I have an irresponsible brother. I always try to be generous, but I give money to my brother grudgingly, so he finds it unpleasant to ask, and will try other avenues before he comes to me.

Frank Lee's avatar

My natural father hit mental health problems in his late 20s and split. My mother, with only a high school education, raised three sons in near poverty but without any public assistance. She remarried to a guy that basically attempted to supplant me as the new oldest son. We fought... fist fights and all. I usually lost because he was big and fat and played football in college. But after high school I split. I had already been working since I was twelve. Paid for my own car, my own clothing... just about everything discretionary. I never got a dime from any family member. Even though the stepfather made a lot of money in his business (and lost it all later).

I have two sons. Both wonderful. Both working for me. One is married with our first grandchild on the way. Ther other is engaged.

But looking back on my life where I have been very successful professionally and make a very good living, I have failed to help other friends and family members, enough I think, because of my perspective connected to my own life were I just solved my own problems and moved forward. I think my sons are great because of my work ethic and pragmatic focus on just putting one foot in front of the other and dealing with each challenge. But I have some regrets that I did not reach out to other family and friends that needed help because I expected them to do the same. Three family suicides haunt me with my own guilt for not having done more to help them.

Helping immediate family is different. There is just this need for practicing the types of behaviors that are positive and are emulated. It also required more tough love at times... ignoring some of the short-term pain of conflict for the greater long-term good. However, when the bonds of love are weaker... extended family and friends... sometimes just giving something can help and is the right thing to do. Not to enable bad behavior and bad choices, but to help people get through a rough patch.

Humdeedee's avatar

I think the decision to pass on a very large legacy to one's children depends on a lot variables, most importantly knowing whether your son(s) or daughter(s) would be able to handle it. It's somewhat like winning the lottery, and most of us know what happens to lottery winners. If Cowell's raised his son responsibly, with good moral character, a solid work ethic, and doesn't have a "it's owed to me" attitude, he's probably a good candidate. Otherwise, coming into extreme wealth might be his undoing.

David's avatar

Spot on. "Let the record show the witness identified the defendant."

I would go a step further: I'd argue that the lad should be given an opportunity (OK, compelled) to make his own way for a reasonable period of time before he comes into whatever legacy his father sees fit to leave him. There's any number of ways of doing this using a trust instrument, and if nothing else, there are favorable tax implications for some of the options.

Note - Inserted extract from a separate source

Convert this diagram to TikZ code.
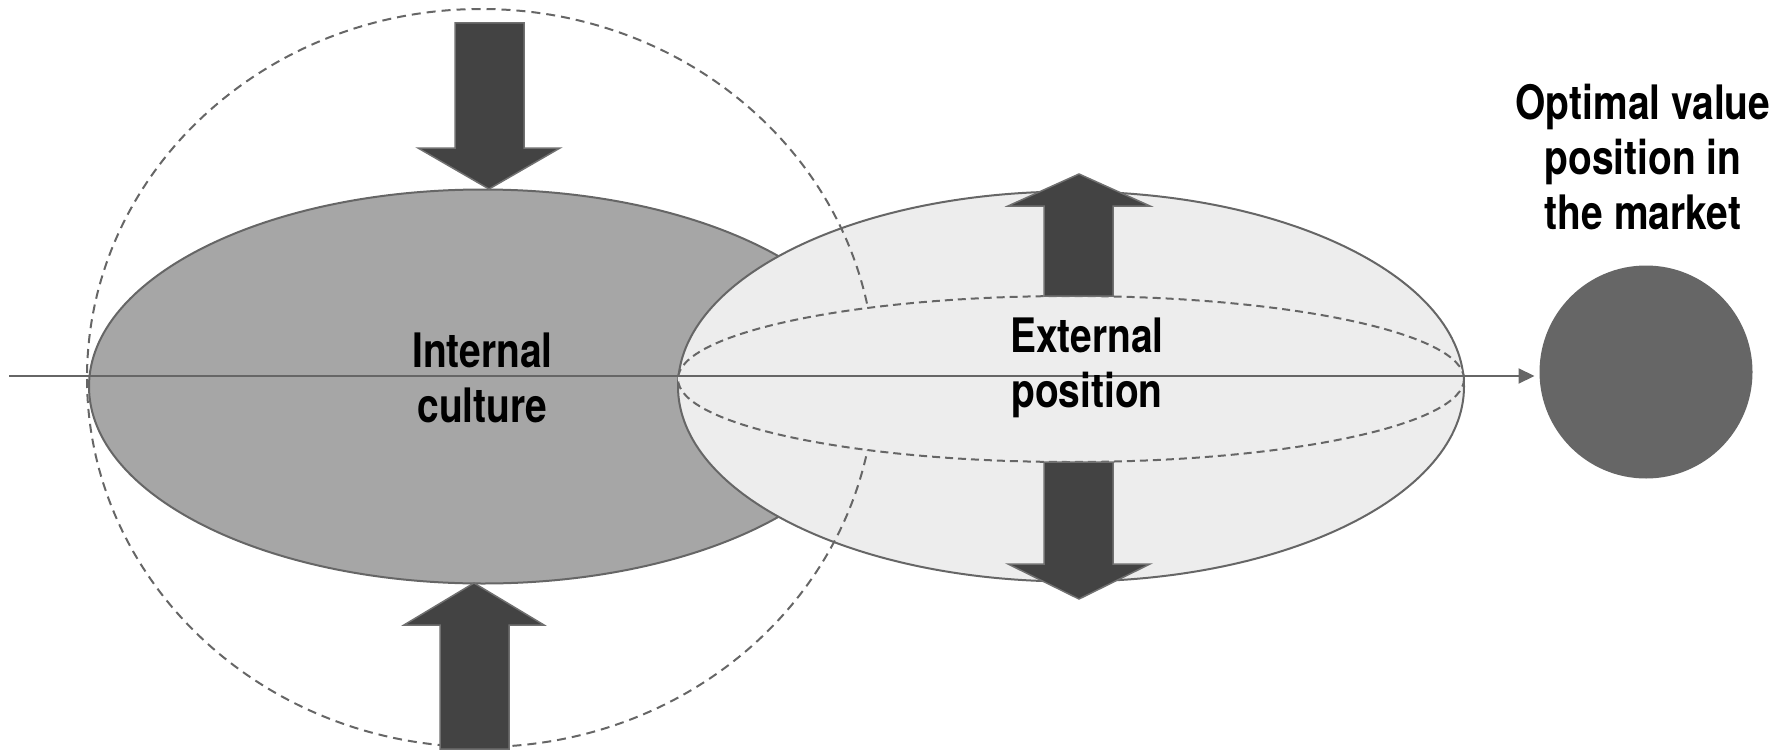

Someone who's never worked a day in their life is not going to be able to handle a large sum of money well if they get it as soon as they are done with school or whatever else they spend their adolescence doing. I mean...look at what happens to star athletes who sign huge contracts: a disproportionate number of them are busted not very long after the paychecks stop coming in, because they just haven't learned the necessary instincts.

If I had that kind of money, I'd set up a trust that would pay the kid a few thousand bucks a year--for luxuries rather than necessities--starting when he was--say--21 years old, and would wrap up twenty years later and give him access to the corpus.

Humdeedee's avatar

Yes. You’ve laid out a solid plan that will help, not hurt.